Dataset excerpt =>
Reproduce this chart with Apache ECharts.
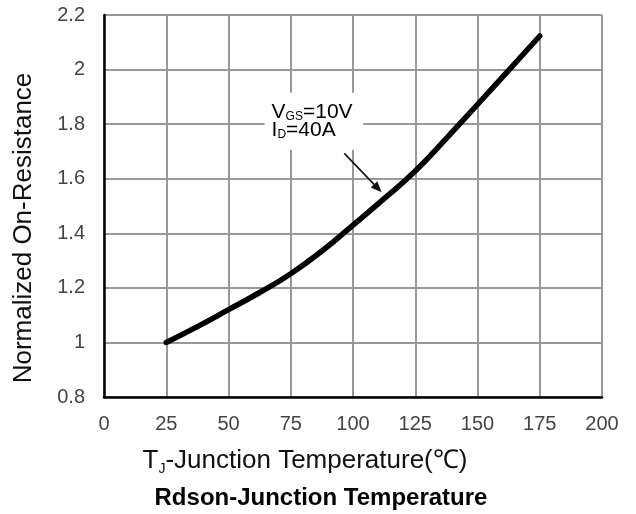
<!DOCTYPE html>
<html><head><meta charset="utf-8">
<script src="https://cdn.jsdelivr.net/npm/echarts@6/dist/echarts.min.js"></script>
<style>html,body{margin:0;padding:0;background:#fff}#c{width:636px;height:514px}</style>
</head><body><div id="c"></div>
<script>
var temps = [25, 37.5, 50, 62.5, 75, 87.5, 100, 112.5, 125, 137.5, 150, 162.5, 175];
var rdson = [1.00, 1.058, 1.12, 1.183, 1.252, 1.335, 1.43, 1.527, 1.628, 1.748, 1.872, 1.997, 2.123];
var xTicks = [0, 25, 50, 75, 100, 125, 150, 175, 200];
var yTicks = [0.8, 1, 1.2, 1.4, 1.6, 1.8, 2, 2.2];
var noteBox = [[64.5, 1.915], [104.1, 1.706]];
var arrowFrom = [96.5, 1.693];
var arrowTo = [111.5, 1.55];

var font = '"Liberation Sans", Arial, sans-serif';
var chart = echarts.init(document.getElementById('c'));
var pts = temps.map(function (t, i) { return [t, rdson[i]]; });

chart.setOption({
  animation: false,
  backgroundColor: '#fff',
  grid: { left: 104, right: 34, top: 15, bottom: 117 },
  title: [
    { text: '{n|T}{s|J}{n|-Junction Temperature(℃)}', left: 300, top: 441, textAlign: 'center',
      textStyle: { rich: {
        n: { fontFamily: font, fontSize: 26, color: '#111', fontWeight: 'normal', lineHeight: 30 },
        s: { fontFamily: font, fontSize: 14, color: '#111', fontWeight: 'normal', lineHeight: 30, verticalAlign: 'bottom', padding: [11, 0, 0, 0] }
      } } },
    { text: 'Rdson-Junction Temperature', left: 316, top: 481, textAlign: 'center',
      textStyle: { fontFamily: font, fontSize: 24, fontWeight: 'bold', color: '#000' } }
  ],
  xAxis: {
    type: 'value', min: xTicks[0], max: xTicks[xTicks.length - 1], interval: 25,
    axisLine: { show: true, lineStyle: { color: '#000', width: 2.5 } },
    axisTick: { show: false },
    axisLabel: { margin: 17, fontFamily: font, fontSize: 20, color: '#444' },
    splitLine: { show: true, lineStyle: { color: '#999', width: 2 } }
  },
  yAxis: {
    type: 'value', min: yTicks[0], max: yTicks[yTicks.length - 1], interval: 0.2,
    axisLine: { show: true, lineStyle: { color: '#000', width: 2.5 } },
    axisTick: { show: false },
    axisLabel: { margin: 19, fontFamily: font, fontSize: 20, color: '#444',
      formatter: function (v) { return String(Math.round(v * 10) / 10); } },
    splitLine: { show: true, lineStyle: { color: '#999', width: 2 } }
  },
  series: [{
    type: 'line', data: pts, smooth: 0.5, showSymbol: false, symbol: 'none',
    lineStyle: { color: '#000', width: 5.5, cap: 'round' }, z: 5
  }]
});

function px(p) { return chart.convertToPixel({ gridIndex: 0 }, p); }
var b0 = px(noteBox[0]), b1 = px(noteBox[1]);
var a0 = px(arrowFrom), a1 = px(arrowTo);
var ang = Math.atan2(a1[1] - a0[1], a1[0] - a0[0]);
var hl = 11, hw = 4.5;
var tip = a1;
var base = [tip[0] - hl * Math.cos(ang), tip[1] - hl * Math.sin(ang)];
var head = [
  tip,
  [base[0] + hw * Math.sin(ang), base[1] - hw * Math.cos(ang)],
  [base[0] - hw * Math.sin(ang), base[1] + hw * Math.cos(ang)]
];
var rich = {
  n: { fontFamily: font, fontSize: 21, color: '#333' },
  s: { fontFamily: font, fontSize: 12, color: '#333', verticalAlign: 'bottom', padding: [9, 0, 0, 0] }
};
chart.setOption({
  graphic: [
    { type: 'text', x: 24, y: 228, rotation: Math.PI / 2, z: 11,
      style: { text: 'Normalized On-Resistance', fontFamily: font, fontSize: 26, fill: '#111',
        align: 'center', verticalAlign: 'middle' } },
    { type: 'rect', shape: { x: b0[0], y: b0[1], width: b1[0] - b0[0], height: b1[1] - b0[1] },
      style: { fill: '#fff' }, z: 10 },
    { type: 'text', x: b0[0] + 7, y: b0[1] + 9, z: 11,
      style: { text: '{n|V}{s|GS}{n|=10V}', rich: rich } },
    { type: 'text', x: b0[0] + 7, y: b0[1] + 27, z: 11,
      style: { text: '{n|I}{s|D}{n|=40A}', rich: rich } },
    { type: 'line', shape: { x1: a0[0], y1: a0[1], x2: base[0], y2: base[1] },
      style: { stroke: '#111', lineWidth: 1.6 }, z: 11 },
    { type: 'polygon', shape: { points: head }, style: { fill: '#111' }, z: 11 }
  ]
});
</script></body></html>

Given task => Reproduce each line exactly, please, except for any pictures.

Finished exercise =>
Reproduce this chart with Apache ECharts.
<!DOCTYPE html>
<html><head><meta charset="utf-8">
<script src="https://cdn.jsdelivr.net/npm/echarts@6/dist/echarts.min.js"></script>
<style>html,body{margin:0;padding:0;background:#fff}#c{width:636px;height:514px}</style>
</head><body><div id="c"></div>
<script>
var temps = [25, 37.5, 50, 62.5, 75, 87.5, 100, 112.5, 125, 137.5, 150, 162.5, 175];
var rdson = [1.00, 1.058, 1.12, 1.183, 1.252, 1.335, 1.43, 1.527, 1.628, 1.748, 1.872, 1.997, 2.123];
var xTicks = [0, 25, 50, 75, 100, 125, 150, 175, 200];
var yTicks = [0.8, 1, 1.2, 1.4, 1.6, 1.8, 2, 2.2];
var noteBox = [[64.5, 1.915], [104.1, 1.706]];
var arrowFrom = [96.5, 1.693];
var arrowTo = [111.5, 1.55];

var font = '"Liberation Sans", Arial, sans-serif';
var chart = echarts.init(document.getElementById('c'));
var pts = temps.map(function (t, i) { return [t, rdson[i]]; });

chart.setOption({
  animation: false,
  backgroundColor: '#fff',
  grid: { left: 104, right: 34, top: 15, bottom: 117 },
  title: [
    { text: '{n|T}{s|J}{n|-Junction Temperature(℃)}', left: 300, top: 441, textAlign: 'center',
      textStyle: { rich: {
        n: { fontFamily: font, fontSize: 26, color: '#111', fontWeight: 'normal', lineHeight: 30 },
        s: { fontFamily: font, fontSize: 14, color: '#111', fontWeight: 'normal', lineHeight: 30, verticalAlign: 'bottom', padding: [11, 0, 0, 0] }
      } } },
    { text: 'Rdson-Junction Temperature', left: 316, top: 481, textAlign: 'center',
      textStyle: { fontFamily: font, fontSize: 24, fontWeight: 'bold', color: '#000' } }
  ],
  xAxis: {
    type: 'value', min: xTicks[0], max: xTicks[xTicks.length - 1], interval: 25,
    axisLine: { show: true, lineStyle: { color: '#000', width: 2.5 } },
    axisTick: { show: false },
    axisLabel: { margin: 17, fontFamily: font, fontSize: 20, color: '#444' },
    splitLine: { show: true, lineStyle: { color: '#999', width: 2 } }
  },
  yAxis: {
    type: 'value', min: yTicks[0], max: yTicks[yTicks.length - 1], interval: 0.2,
    axisLine: { show: true, lineStyle: { color: '#000', width: 2.5 } },
    axisTick: { show: false },
    axisLabel: { margin: 19, fontFamily: font, fontSize: 20, color: '#444',
      formatter: function (v) { return String(Math.round(v * 10) / 10); } },
    splitLine: { show: true, lineStyle: { color: '#999', width: 2 } }
  },
  series: [{
    type: 'line', data: pts, smooth: 0.5, showSymbol: false, symbol: 'none',
    lineStyle: { color: '#000', width: 5.5, cap: 'round' }, z: 5
  }]
});

function px(p) { return chart.convertToPixel({ gridIndex: 0 }, p); }
var b0 = px(noteBox[0]), b1 = px(noteBox[1]);
var a0 = px(arrowFrom), a1 = px(arrowTo);
var ang = Math.atan2(a1[1] - a0[1], a1[0] - a0[0]);
var hl = 11, hw = 4.5;
var tip = a1;
var base = [tip[0] - hl * Math.cos(ang), tip[1] - hl * Math.sin(ang)];
var head = [
  tip,
  [base[0] + hw * Math.sin(ang), base[1] - hw * Math.cos(ang)],
  [base[0] - hw * Math.sin(ang), base[1] + hw * Math.cos(ang)]
];
var rich = {
  n: { fontFamily: font, fontSize: 21, color: '#333' },
  s: { fontFamily: font, fontSize: 12, color: '#333', verticalAlign: 'bottom', padding: [9, 0, 0, 0] }
};
chart.setOption({
  graphic: [
    { type: 'text', x: 24, y: 228, rotation: Math.PI / 2, z: 11,
      style: { text: 'Normalized On-Resistance', fontFamily: font, fontSize: 26, fill: '#111',
        align: 'center', verticalAlign: 'middle' } },
    { type: 'rect', shape: { x: b0[0], y: b0[1], width: b1[0] - b0[0], height: b1[1] - b0[1] },
      style: { fill: '#fff' }, z: 10 },
    { type: 'text', x: b0[0] + 7, y: b0[1] + 9, z: 11,
      style: { text: '{n|V}{s|GS}{n|=10V}', rich: rich } },
    { type: 'text', x: b0[0] + 7, y: b0[1] + 27, z: 11,
      style: { text: '{n|I}{s|D}{n|=40A}', rich: rich } },
    { type: 'line', shape: { x1: a0[0], y1: a0[1], x2: base[0], y2: base[1] },
      style: { stroke: '#111', lineWidth: 1.6 }, z: 11 },
    { type: 'polygon', shape: { points: head }, style: { fill: '#111' }, z: 11 }
  ]
});
</script></body></html>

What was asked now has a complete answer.